While Assad said he would accept a conditional cease-fire, a new constitution and expanded government, the aim of the address was to demonstrate to the country that he is still in control and bolster his supporters, said Ayham Kamel, a Middle East analyst at the Eurasia Group in London.
“For the past few months we’ve been hearing that the regime is about to collapse,” Kamel said in an interview. “But by coming out in this manner, he is saying that he is in control. It’s a show of power for his base.”
At least 60,000 people have been killed in the fighting, the United Nations said last week in its first detailed analysis of deaths in the conflict.
Both the U.S. and U.K. governments, who have pressed Assad to leave, denounced his speech. The speech is “beyond hypocritical,” William Hague, the British Foreign Secretary, said in a message on Twitter. “Deaths, violence and oppression engulfing Syria are his own making,”

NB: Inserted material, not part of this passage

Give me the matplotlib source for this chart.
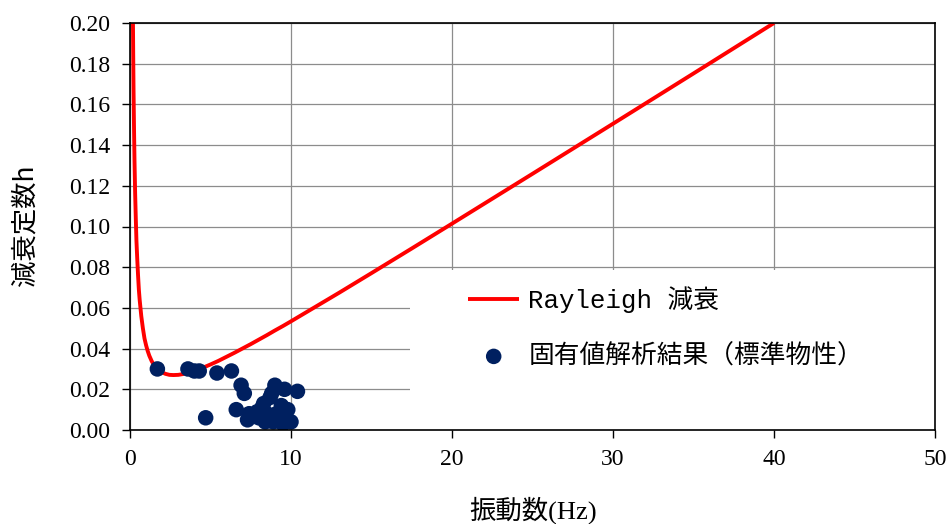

It “is yet another attempt by the regime to cling to power and does nothing to advance the Syrian people’s goal of a political transition,” Victoria Nuland, a U.S. State Department spokeswoman, said in a statement. His plan “would only allow the regime to further perpetuate its bloody oppression of the Syrian people.”
Nuland said that Assad was undercutting the efforts of UN envoy Lakhdar Brahimi. Assad met with Brahimi last month to discuss the fighting there, which has intensified after nearly two years of clashes.
George Sabra, vice president of the Syrian National Coalition, a group of opposition entities, told Reuters the peace plan Assad put forth did “not even deserve to be called an initiative.”
“We should see it rather as a declaration that he will continue his war against the Syrian people,” he said.
The speech showed “a lot of desperation to rectify the situation on the ground,” said Theodore Karasik, director of research at the Institute for Near East and Gulf Military Analysis in Dubai. “You have sides that won’t put their weapons down until they achieve what they want,” he said.
“The Syrian regime is very unstable,” Netanyahu said yesterday. Chemical weapons are a concern to Israel, which is coordinating intelligence and readiness with the U.S. and others, he said.
The Syrian president inherited power in 2000 from his father, Hafez al-Assad, a Soviet ally who ruled for three decades and received weapons and financial support for the Arab standoff against Israel.